There is already a large number of excellent reviews on the 700 so I will try to add new perspective. I received my 700 in Kevlar/Carbon last week. In Florida we paddle 12 months a year, so I was on the water this past weekend. I will need more time with the boat in different conditions to evaluate the many aspects of it handling but let me mention what I am impressed about now.

The boat travelled by truck from Wis. to Florida in less than 48 hours. It arrived undamaged and as described; long, slender and beautiful. The 700 now has a new hatch gasket that is a flat rubber strip surrounging the hatch combing, gone are the pedestal gaskets that seemed to be reported as leaking small amounts of water on rolls. Gone also are the velcro hatch stap fasteners, now replaced with plastic clips. I suspect the folks at QCC are listening to their customers and improving areas that reported less than perfect.

I am a middle age paddler weighing 170 lbs and not in the best shape. I have been paddling regularly for the last 4 years. This is my 5th boat purchased and the 4th in my fleet. Each with a different purpose depending the type of water I am on and type of trip. I was very comfortable in my 23" wide and had some concern about stability in the 700 at 21".

I am very impressed with the primary and secondary stability. Balance is comfortable. The seat is comfortable as well and I really like the foot rest adjustments on the SmartTrack rudder. Adjustments can be made while on the water very easily.

The 700 is long. It is longer than my car. When I unloaded it alone the first time from my roof rack, I was concerned about balance. I lifted it at the cockpit and to my great surprise neither bow or stern dipped to the ground. I was impressed that I could load and unload it easily by myself.

As I paddle it over the coming months, I will develop a sense of what the boat does on the water and will add to my assessment in an effort to assist others in making a decision on what is the best boat for them. So far, I am very impressed.

This is my fourth kayak and my second sit on top. My other SOT is a Necky Cruiser which I love for the narrow technical rivers of north Florida. I wanted something faster for the open gulf water and with our weather here a SOT is usable 98% of the time.

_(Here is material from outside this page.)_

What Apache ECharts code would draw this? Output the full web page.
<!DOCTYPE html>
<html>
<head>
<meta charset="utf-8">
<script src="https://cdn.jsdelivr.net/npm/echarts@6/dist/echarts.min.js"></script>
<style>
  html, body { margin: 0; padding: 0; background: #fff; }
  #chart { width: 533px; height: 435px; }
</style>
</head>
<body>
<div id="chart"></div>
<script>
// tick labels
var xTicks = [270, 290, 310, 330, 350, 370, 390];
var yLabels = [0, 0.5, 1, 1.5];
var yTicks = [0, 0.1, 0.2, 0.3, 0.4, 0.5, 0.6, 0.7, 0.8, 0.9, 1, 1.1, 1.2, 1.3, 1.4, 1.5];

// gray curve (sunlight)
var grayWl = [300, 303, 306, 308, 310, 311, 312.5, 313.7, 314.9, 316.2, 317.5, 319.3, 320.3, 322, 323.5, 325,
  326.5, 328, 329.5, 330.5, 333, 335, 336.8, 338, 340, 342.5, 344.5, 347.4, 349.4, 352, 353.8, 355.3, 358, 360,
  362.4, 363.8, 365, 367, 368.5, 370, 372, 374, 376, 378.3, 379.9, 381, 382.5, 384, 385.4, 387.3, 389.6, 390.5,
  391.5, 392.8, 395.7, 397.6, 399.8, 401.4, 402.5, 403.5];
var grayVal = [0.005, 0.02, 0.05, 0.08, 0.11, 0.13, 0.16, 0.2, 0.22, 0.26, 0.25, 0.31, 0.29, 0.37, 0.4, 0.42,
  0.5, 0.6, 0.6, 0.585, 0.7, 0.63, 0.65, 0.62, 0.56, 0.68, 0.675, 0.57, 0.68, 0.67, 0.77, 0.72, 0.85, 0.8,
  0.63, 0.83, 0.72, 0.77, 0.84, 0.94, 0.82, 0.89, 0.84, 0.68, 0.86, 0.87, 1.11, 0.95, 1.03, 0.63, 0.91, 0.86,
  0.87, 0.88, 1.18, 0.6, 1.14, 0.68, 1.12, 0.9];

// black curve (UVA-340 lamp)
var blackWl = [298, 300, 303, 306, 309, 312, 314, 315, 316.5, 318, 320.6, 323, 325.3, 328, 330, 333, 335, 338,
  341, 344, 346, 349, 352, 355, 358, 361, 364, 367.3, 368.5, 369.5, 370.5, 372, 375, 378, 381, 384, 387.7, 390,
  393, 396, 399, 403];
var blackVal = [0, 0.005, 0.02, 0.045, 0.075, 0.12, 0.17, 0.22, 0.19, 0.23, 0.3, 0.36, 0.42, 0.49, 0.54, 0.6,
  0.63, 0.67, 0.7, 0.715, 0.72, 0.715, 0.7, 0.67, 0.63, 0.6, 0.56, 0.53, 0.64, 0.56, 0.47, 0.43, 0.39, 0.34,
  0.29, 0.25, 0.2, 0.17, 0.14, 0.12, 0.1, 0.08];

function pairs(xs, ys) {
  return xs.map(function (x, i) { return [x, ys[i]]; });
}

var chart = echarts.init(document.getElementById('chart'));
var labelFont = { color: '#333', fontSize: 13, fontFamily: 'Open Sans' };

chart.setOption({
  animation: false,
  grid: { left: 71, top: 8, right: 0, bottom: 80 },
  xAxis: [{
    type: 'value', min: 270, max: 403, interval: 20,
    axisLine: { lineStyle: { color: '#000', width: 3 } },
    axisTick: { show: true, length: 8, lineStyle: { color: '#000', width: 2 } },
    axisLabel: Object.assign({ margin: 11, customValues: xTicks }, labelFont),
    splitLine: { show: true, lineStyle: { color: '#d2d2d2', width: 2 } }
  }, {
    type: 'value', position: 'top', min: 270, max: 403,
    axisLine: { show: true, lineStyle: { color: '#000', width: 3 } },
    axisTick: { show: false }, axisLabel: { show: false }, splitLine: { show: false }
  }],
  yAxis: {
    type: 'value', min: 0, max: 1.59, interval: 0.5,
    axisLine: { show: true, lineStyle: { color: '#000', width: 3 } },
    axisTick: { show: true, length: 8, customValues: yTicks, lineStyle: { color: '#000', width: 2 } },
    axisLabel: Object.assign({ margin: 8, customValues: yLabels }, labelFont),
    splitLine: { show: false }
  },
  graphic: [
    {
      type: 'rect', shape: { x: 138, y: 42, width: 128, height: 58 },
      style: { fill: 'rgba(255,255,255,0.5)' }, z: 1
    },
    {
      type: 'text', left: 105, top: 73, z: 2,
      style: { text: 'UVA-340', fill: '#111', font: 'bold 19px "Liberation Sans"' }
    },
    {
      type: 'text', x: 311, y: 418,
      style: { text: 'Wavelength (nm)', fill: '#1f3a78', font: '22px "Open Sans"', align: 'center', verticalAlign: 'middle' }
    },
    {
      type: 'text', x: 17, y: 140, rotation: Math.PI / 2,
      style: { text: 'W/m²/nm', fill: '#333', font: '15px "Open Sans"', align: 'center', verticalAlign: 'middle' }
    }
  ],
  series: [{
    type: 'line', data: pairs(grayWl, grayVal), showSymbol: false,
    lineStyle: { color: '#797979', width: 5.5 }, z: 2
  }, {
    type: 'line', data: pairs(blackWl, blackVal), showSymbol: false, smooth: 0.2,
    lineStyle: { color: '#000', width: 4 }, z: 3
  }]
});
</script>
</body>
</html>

There is little in this class for competition. The Expedition is long and thin and very fast. I can keep up with the best and often lead. For its size it is very light and therefore as easy to handle as my fiberglass Endeavor. Storage is plentiful and the unusual hatch closurers for a kayak are just fine. I did add a couple of handles at the midpoint for one person loading and unloading. I also added some deck rigging for ease in reboarding from deep water; the external rudder lines are not great for anything except not being inside to foul on something. The rudder is fine though the foot control bar will not fit on all the indented foot holders that you think it would, its too short for the furthest, so tall paddlers should check for comfort length. The boat runs straight and true and the rudder only has come into play on my boat with strong current or high wind. The boat has a nice low profile for wind.

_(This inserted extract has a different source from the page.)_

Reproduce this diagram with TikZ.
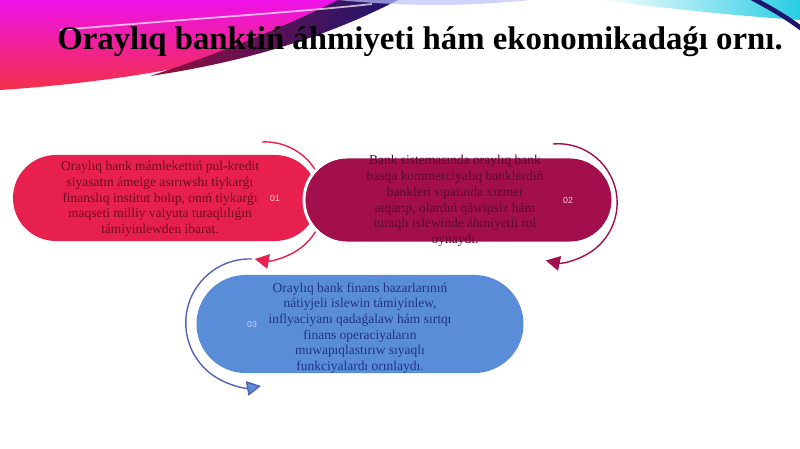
\documentclass[tikz,border=0pt]{standalone}
\usepackage{fontspec}
\setmainfont{Liberation Serif}
\newfontfamily\numfont{Liberation Sans}
\usetikzlibrary{shapes.misc,arrows.meta}

\definecolor{swmagenta}{RGB}{238,18,232}
\definecolor{swred}{RGB}{242,48,72}
\definecolor{swwine}{RGB}{150,14,60}
\definecolor{swnavy}{RGB}{28,22,110}
\definecolor{swcyan}{RGB}{40,205,228}
\definecolor{crimsonbox}{RGB}{232,32,78}
\definecolor{winebox}{RGB}{163,14,76}
\definecolor{bluebox}{RGB}{90,141,216}
\definecolor{txtred}{RGB}{110,10,36}
\definecolor{txtwine}{RGB}{88,10,48}
\definecolor{txtblue}{RGB}{30,52,135}
\definecolor{arcblue}{RGB}{84,98,186}

\tikzset{
  pill/.style={rounded rectangle, inner sep=0pt},
  boxtext/.style={align=center, font=\fontsize{11.5}{13.4}\selectfont},
  numtext/.style={font=\numfont\fontsize{7.5}{8}\selectfont},
  turn/.style={line width=1.2pt, -{Triangle[length=4.2mm,width=4.4mm]}}
}

\begin{document}
\begin{tikzpicture}[x=0.03cm, y=-0.03cm]
\useasboundingbox (0,0) rectangle (800,449);
\fill[white] (0,0) rectangle (800,449);

% top left swoosh
\shade[top color=swmagenta, bottom color=swred] (0,0) -- (396,0) .. controls (320,40) and (180,78) .. (0,90) -- cycle;
\shade[left color=swwine, right color=swnavy] (150,76) .. controls (260,60) and (340,30) .. (398,0) -- (338,0) .. controls (290,24) and (230,50) .. (150,76) -- cycle;
\fill[blue!25, opacity=.7] (338,0) .. controls (420,8) and (480,5) .. (530,0) -- cycle;
\draw[white, line width=1.5pt, opacity=.7] (60,30) .. controls (200,18) and (300,12) .. (372,4);

% top right swoosh
\shade[left color=white, right color=swcyan] (600,0) .. controls (680,10) and (740,16) .. (800,20) -- (800,0) -- cycle;
\draw[swnavy, line width=4pt] (752,-2) .. controls (770,8) and (785,16) .. (802,29);

\node[font=\bfseries\fontsize{28}{32}\selectfont, anchor=base] (title) at (420,50) {Oraylıq banktiń áhmiyeti hám ekonomikadaǵı ornı.};

% first block
\node[pill, fill=crimsonbox, minimum width=9.15cm, minimum height=2.58cm] (box1) at (165.5,198) {};
\coordinate (s1) at (262,142);
\draw[turn, crimsonbox] (s1) arc[start angle=-93, end angle=100, radius=59];
\node[boxtext, text=txtred] (t1) at (160,199) {Oraylıq bank mámlekettiń pul-kredit\\siyasatın ámelge asırıwshı tiykarǵı\\finanslıq institut bolıp, onıń tiykarǵı\\maqseti milliy valyuta turaqlılıǵın\\támiyinlewden ibarat.};
\node[numtext, text=pink!60!white] (n1) at (275,198) {01};

% second block
\node[pill, fill=winebox, draw=white, line width=2.5pt, minimum width=9.27cm, minimum height=2.58cm] (box2) at (458.5,200) {};
\coordinate (s2) at (553,144);
\draw[turn, winebox] (s2) arc[start angle=-95, end angle=102, radius=59];
\node[boxtext, text=txtwine] (t2) at (455,201) {Bank sistemasında oraylıq bank\\basqa kommerciyalıq banklerdiń\\bankleri sıpatında xızmet\\atqarıp, olardıń qáwipsiz hám\\turaqlı islewinde áhmiyetli rol\\oynaydı.};
\node[numtext, text=pink!70!white] (n2) at (568,200) {02};

% third block
\node[pill, fill=bluebox, minimum width=9.81cm, minimum height=2.94cm] (box3) at (360,324) {};
\coordinate (s3) at (252,259);
\draw[turn, arcblue, -{Triangle[length=4.2mm,width=4.4mm, fill=bluebox]}] (s3) arc[start angle=-88, end angle=-280, radius=64];
\node[boxtext, text=txtblue] (t3) at (360,328) {Oraylıq bank finans bazarlarınıń\\nátiyjeli islewin támiyinlew,\\inflyaciyanı qadaǵalaw hám sırtqı\\finans operaciyaların\\muwapıqlastırıw sıyaqlı\\funkciyalardı orınlaydı.};
\node[numtext, text=blue!20!white] (n3) at (252,324) {03};

\end{tikzpicture}
\end{document}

That nice low profile is also the reason it takes lots of water in anything but quiet seas. I like others rating this boat find its only real drawback being what it does or more aptly, does not do with the water that enters the cockpit. The venturi works fine when moving along but when stopped or moving slow, even after closing the valve when boat had no water, water arrives and has no good place to go. On the positive side, most of the water stays below seat level so you do not feel like your sitting in a bathtub; unless seas are running. But it is after all a sit on top. It runs sluggish when the cockpit is filled with water, but balance is ok even then. For a long, narrow and fast SOT, the Cobra Expedition is the boat.

This was my first kayak and the boat I transitioned from canoe to kayak in. I went from a 14 ft canoe to this 12.5 ft sit on top. My first impression was wow! Now four years later, it is still my preferred boat to paddle the winding rivers of North Florida. I have three other kayaks now, but it is my favorite.

Remarkably it is the dryist SOT I have ever paddled. You sit up higher than in any other but dryer is the trade. The fore and aft hatches do fine for all my day trip needs including a small cooler.

I am 5'9" and 170 lbs and most of my paddling keeps the built in sponsons high. This gives me reasonable speed and tracking with the more aerodynamic hull in the water. The sponsons provide amazing stability anytime you need it. I have a rudder but rarely use it. The boat is short and wide but that lower hull design and how high I ride in the water, lets me maneuver in technical faster water just fine.

Necky has a new model out in this length now, and I have not had a chance to see one first hand to look at the design changes. For my money, in short, stable SOTs, this is the boat.